I remember thinking: I sold the business for 1x EBITDA. For a 3% net margin across the business that was nothing. Honestly, I was just glad to be rid of the business. I was tired. Tired of the staff that stole, the suppliers that treated me like a criminal & the banks that I was fighting with every week. Every week! Fighting for them to hold payments, to honor cheques, or advance us credit lines. Lord knows I WAS TIRED.
So in truth, I didn’t sell. I quit. Realizing this was everything.
I had suffered a full-on exhaustion attack getting off a plane. I just collapsed whilst disembarking in Mpumalanga. Such was the stress. I remember that day so vividly. The Dr said to me I had a weight problem. Of course, I did. I was eating nonsense & drinking, religiously.
So I was glad to be out of that business. Took the few gains & just moved on. Did I mention that I had a staff member that I trusted like a brother, who stole R500k? The problem with a bootstrap business is that you only fix problems once you experience them & that’s expensive.
Lesson: Do like the Russians say, “Trust but check everything!”
So I focused my attention on my consulting business & the speaking engagements were feeding that fire like paraffin. Once I focused my attention on just that: IT EXPLODED.

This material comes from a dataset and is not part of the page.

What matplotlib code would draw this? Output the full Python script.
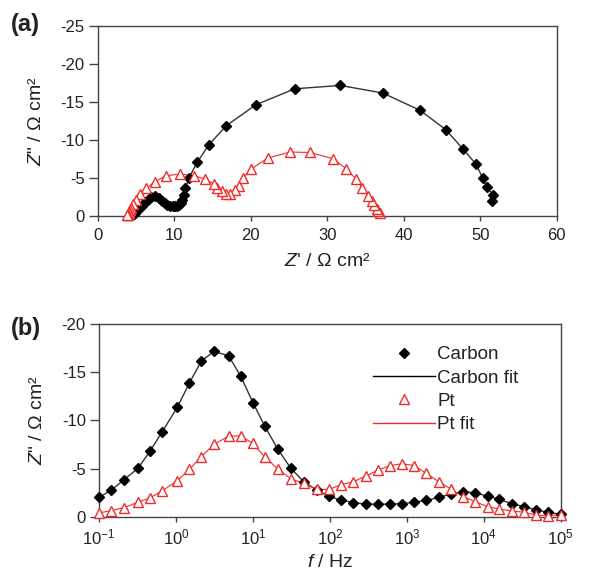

Lesson: Go where God sent you, not where your ego sends you.
What changed my life was doing my EMBA in London. Those 3 years were magical. My classmates pushed me. Wouldn’t let me quit. There were over 42 nationalities in my class. Amazing! They wouldn’t accept mediocre or good enough. They knew my potential & pushed me to it. RUTHLESSLY.
I remember a fight with Ileana (a classmate from Russia) on one of those nights when we still working on an assignment at 2 am. Past midnight. MBA students or alumni know all about this. And we had a 7 am presentation on that assignment. Good times!
Ileana was BRUTAL with her feedback. Candid. Honest. Plain. No BS. I wanted to leave. To quit. But I couldn’t. I realized that quitting had become a habit. Done just once, even if for a good reason, the reward is peace & a comfortable quiet, so you will repeat it.
I had to dig deep. I learned to stay in the room no matter how tough it got, to believe that I deserved to be there, to argue my point of view and never to let fear silence my truth. Ever!
My point: Don’t quit. That shit is a habit. You will get really good at justifying it.
The truth is that the justifications are true & valid. They make complete sense. They are logical. But the fact remains, YOU QUIT.
If you’re reading and was about to quit, take it from me: you’re now in the winners’ zone. Don’t quit!